Database allows to store terabytes of data and create single platform for certified data. In this way elminating data silos and increasing data reliability. Power BI is limited by following maximum model size limit. Centralized data platform ensures high data quality provided by Business Intelligence team and allow to share it within company. Once most of KPIs are already defined, tested and accepted in database, they can be re-used in multiple Power BI datasets by different business departments.

Power BI Pro Power BI Premium Per User Power BI Premium Per Capacity
Model Size Limit 1GB 100GB 400GB

Audit of Data Preparation

There is no built-in functionality to track number of inserted, updated and deleted records in Power Query. Data Warehouse & ETL tools significantly increase transparency of data processing. It is extremely important to meet compliance regulations.

Incremental Refresh

Incremental refresh is not recommended (possible only via custom query functions) for data sources not supporting query folding. It works best for relational data sources like SQL Database or Azue Synapse.

Unable to confirm if the M query can be folded. 
It is not recommended to use incremental refresh with non-foldable queries.

Data Lineage of Power Query

It is much easier to manage dependencies and order of data transformation for enterprise scale in Data Warehouse rather than Power Query.
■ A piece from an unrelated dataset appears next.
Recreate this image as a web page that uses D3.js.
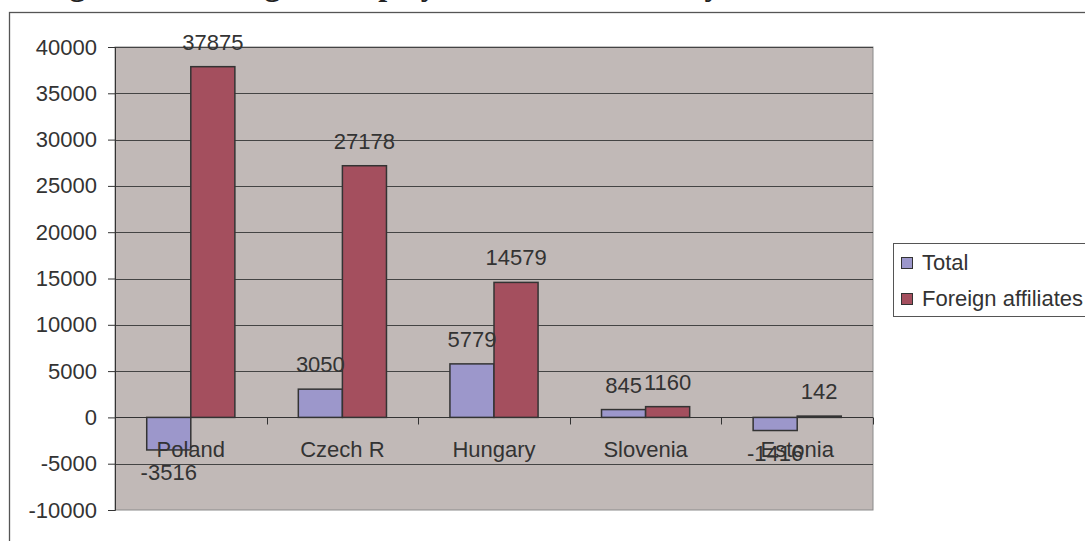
<!DOCTYPE html>
<html>
<head>
<meta charset="utf-8">
<script src="https://cdn.jsdelivr.net/npm/d3@7"></script>
<style>
  body { margin: 0; background: #fff; }
  text { font-family: Arial, "Liberation Sans", sans-serif; }
</style>
</head>
<body>
<svg id="chart" width="1085" height="541"></svg>
<script>

var categories = ['Poland', 'Czech R', 'Hungary', 'Slovenia', 'Estonia'];
var seriesNames = ['Total', 'Foreign affiliates'];
var totalValues = [-3516, 3050, 5779, 845, -1416];
var foreignValues = [37875, 27178, 14579, 1160, 142];
var yTicks = [-10000, -5000, 0, 5000, 10000, 15000, 20000, 25000, 30000, 35000, 40000];
var seriesColors = ['#9C97CB', '#A44F5E'];
var titleText = 'Figure 13: Change in employment in the economy';

var svg = d3.select('#chart');
var plot = { left: 115, right: 873, top: 47, bottom: 510 };
var fontSize = 22;
var textColor = '#333';

// title, mostly cut off by the top of the picture
svg.append('text')
    .attr('x', 41)
    .attr('y', -5)
    .style('font-family', '"Liberation Serif", "Times New Roman", serif')
    .style('font-weight', 'bold')
    .style('font-size', '32px')
    .style('fill', '#222')
    .text(titleText);

// chart frame
svg.append('rect')
    .attr('x', 9.5).attr('y', 12.5)
    .attr('width', 1100).attr('height', 560)
    .style('fill', '#fff')
    .style('stroke', '#555')
    .style('stroke-width', 1.3);

var x0 = d3.scaleBand()
    .domain(categories)
    .range([plot.left, plot.right])
    .paddingInner(0).paddingOuter(0);

var x1 = d3.scaleBand()
    .domain(seriesNames)
    .range([0, x0.bandwidth()])
    .paddingInner(0)
    .paddingOuter(0.72);

var y = d3.scaleLinear()
    .domain([-10000, 40000])
    .range([plot.bottom, plot.top]);

// plot background
svg.append('rect')
    .attr('x', plot.left).attr('y', plot.top)
    .attr('width', plot.right - plot.left)
    .attr('height', plot.bottom - plot.top)
    .style('fill', '#C1B9B7')
    .style('stroke', '#8a8a8a')
    .style('stroke-width', 1);

// gridlines
svg.selectAll('.grid')
    .data(yTicks.filter(function (d) { return d !== -10000; }))
  .enter().append('line')
    .attr('class', 'grid')
    .attr('x1', plot.left).attr('x2', plot.right)
    .attr('y1', function (d) { return Math.round(y(d)) + 0.5; })
    .attr('y2', function (d) { return Math.round(y(d)) + 0.5; })
    .style('stroke', '#444')
    .style('stroke-width', 1);

// bars
var rows = categories.map(function (c, i) {
    return { key: c, values: [
        { series: seriesNames[0], value: totalValues[i] },
        { series: seriesNames[1], value: foreignValues[i] }
    ] };
});

var groups = svg.selectAll('.group')
    .data(rows)
  .enter().append('g')
    .attr('class', 'group')
    .attr('transform', function (d) { return 'translate(' + x0(d.key) + ',0)'; });

groups.selectAll('rect')
    .data(function (d) { return d.values; })
  .enter().append('rect')
    .attr('x', function (d) { return x1(d.series); })
    .attr('width', x1.bandwidth())
    .attr('y', function (d) { return y(Math.max(0, d.value)); })
    .attr('height', function (d) { return Math.abs(y(d.value) - y(0)); })
    .style('fill', function (d, i) { return seriesColors[i]; })
    .style('stroke', '#333')
    .style('stroke-width', 1.5);

// value axis (plain hyphen for negatives, like the original)
var yAxis = svg.append('g')
    .attr('transform', 'translate(' + plot.left + ',0)')
    .call(d3.axisLeft(y).tickValues(yTicks).tickSize(7).tickPadding(11)
        .tickFormat(function (d) { return String(d); }));
yAxis.select('.domain').style('stroke', '#333');
yAxis.selectAll('.tick line').style('stroke', '#333');
yAxis.selectAll('.tick text')
    .style('font-size', fontSize + 'px')
    .style('fill', textColor)
    .style('font-family', 'Arial, "Liberation Sans", sans-serif');

// category axis along zero
var zeroY = Math.round(y(0)) + 0.5;
svg.append('line')
    .attr('x1', plot.left).attr('x2', plot.right)
    .attr('y1', zeroY).attr('y2', zeroY)
    .style('stroke', '#333');

var bounds = categories.map(function (c) { return x0(c); }).concat([plot.right]);
svg.selectAll('.cat-tick')
    .data(bounds)
  .enter().append('line')
    .attr('class', 'cat-tick')
    .attr('x1', function (d) { return Math.round(d) + 0.5; })
    .attr('x2', function (d) { return Math.round(d) + 0.5; })
    .attr('y1', zeroY).attr('y2', zeroY + 7)
    .style('stroke', '#333');

// data labels
groups.selectAll('.value-label')
    .data(function (d) { return d.values; })
  .enter().append('text')
    .attr('class', 'value-label')
    .attr('x', function (d) { return x1(d.series) + x1.bandwidth() / 2; })
    .attr('y', function (d) { return d.value >= 0 ? y(d.value) - 17 : y(d.value) + 30; })
    .style('text-anchor', 'middle')
    .style('font-size', fontSize + 'px')
    .style('fill', textColor)
    .text(function (d) { return d.value; });

// category labels
svg.selectAll('.item-label')
    .data(categories)
  .enter().append('text')
    .attr('class', 'item-label')
    .attr('x', function (d) { return x0(d) + x0.bandwidth() / 2; })
    .attr('y', 457)
    .style('text-anchor', 'middle')
    .style('font-size', fontSize + 'px')
    .style('fill', textColor)
    .text(function (d) { return d; });

// legend
var legend = svg.append('g').attr('transform', 'translate(893,243)');
legend.append('rect')
    .attr('x', 0.5).attr('y', 0.5)
    .attr('width', 220).attr('height', 73)
    .style('fill', '#fff')
    .style('stroke', '#555');

var items = legend.selectAll('.legend-item')
    .data(seriesNames)
  .enter().append('g')
    .attr('class', 'legend-item')
    .attr('transform', function (d, i) { return 'translate(0,' + (i * 36) + ')'; });

items.append('rect')
    .attr('x', 8.5).attr('y', 14.5)
    .attr('width', 11).attr('height', 11)
    .style('fill', function (d, i) { return seriesColors[i]; })
    .style('stroke', '#333');

items.append('text')
    .attr('x', 29)
    .attr('y', 27)
    .style('font-size', fontSize + 'px')
    .style('fill', textColor)
    .text(function (d) { return d; });

</script>
</body>
</html>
Additionally, you cannot refresh single table in Power BI service during dataset refresh. All source tables used in data transformation are refreshed too. It is significantly impacting on total refresh time.

Composite Model & Real Time Analytics

Composite Model allows to have both direct query and import connections in single dataset. This approach is commonly used in case of big data volume or near-real time analytics.

♦ big data volume – aggregated data is stored in import mode (eg. once per day), while single transaction data is stored in database. Import mode confirms fast respond time for commonly used data. Only some of queries (single transaction requests) are executed against database. Power BI model size is significantly reduced.

♦ near-real time analytics – aggregated data is stored in import mode (eg. once per day) that provides fast respond time. Frequently changing data is stored in database. Such reporting requests are executed directly against source database, reducing data latency related with Power BI data refresh schedule (ref: Refresh Rate limits)

Power BI Pro Power BI Premium Per User Power BI Premium Per Capacity
Refresh Rate 8/day 48/day 48/day

DirectQuery and Live Connection source datasets are limited. Direct Query approach can be used for Databases, Azure Data Explorer, Databricks etc. However, flat files or blobs do not. Power BI Data Sources and corresponding connection types are listed here.

Summary

If it is expected that your data will scale up really fast, it is strongly recommended to treat these files outside PBI to avoid performance issues and increase data transformation capabilities. It is extremely important to keep high performing and stable PBI reporting platform for end users.